Cakes Da Killa, qui c'est celui-là ?

Il a fait émerger le hip-hop queer, se définit comme « la shagasse la plus timbrée de tout le rap game » et s'apprête à sortir son très, très attendu premier album.

Il est celui qui a contribué à faire émerger le hip-hop queer au début des années 2010, celui qui a préféré prendre son temps pour sortir son premier album, celui qui continue de prétendre ne pas vouloir faire du rap toute sa vie, celui qui, sur « Break Em Off », s'est défini comme « la shagasse la plus timbrée de tout le rap game ». Cinq ans après son premier EP (Easy Bake Oven), Cakes Da Killa n'a pas beaucoup changé. Il a surtout évolué, peaufiné son flow, son attitude et ses productions, de plus en plus denses et maîtrisées. En pleine promo pour la sortie d'Hedonism, son très attendu premier album, il s'est posé une petite demi-heure pour discuter avec nous.
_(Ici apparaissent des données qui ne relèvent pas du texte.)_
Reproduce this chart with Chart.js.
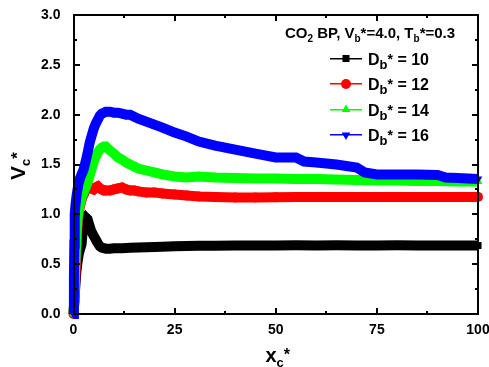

Mots-clés : sexualité, politique américaine, Lil'Kim, Peaches et situation des minorités aux États-Unis. Noisey : Quand as-tu commencé à rapper ?
Cakes Da Killa : C'était au lycée, je devais avoir 16 ou 17 ans et je rappais mes propres morceaux dans le réfectoire du bahut. Le premier, ça devait être « Rapid Fire », un titre qui figure sur mon premier EP. Autant dire que je suis en quelque sorte passé du lycée à l'industrie musicale. Le rêve américain, comme on dit. Tu as réellement l'impression de le vivre, ce rêve ?
Pas vraiment. J'ai longtemps cumulé les activités : le rap, la mode, les piges à droite et à gauche pour différents médias. Pendant un temps, juste après ma mixtape, The Eulogy, j'ai même pensé à arrêter le rap. Mais j'avais besoin de payer mes factures, alors…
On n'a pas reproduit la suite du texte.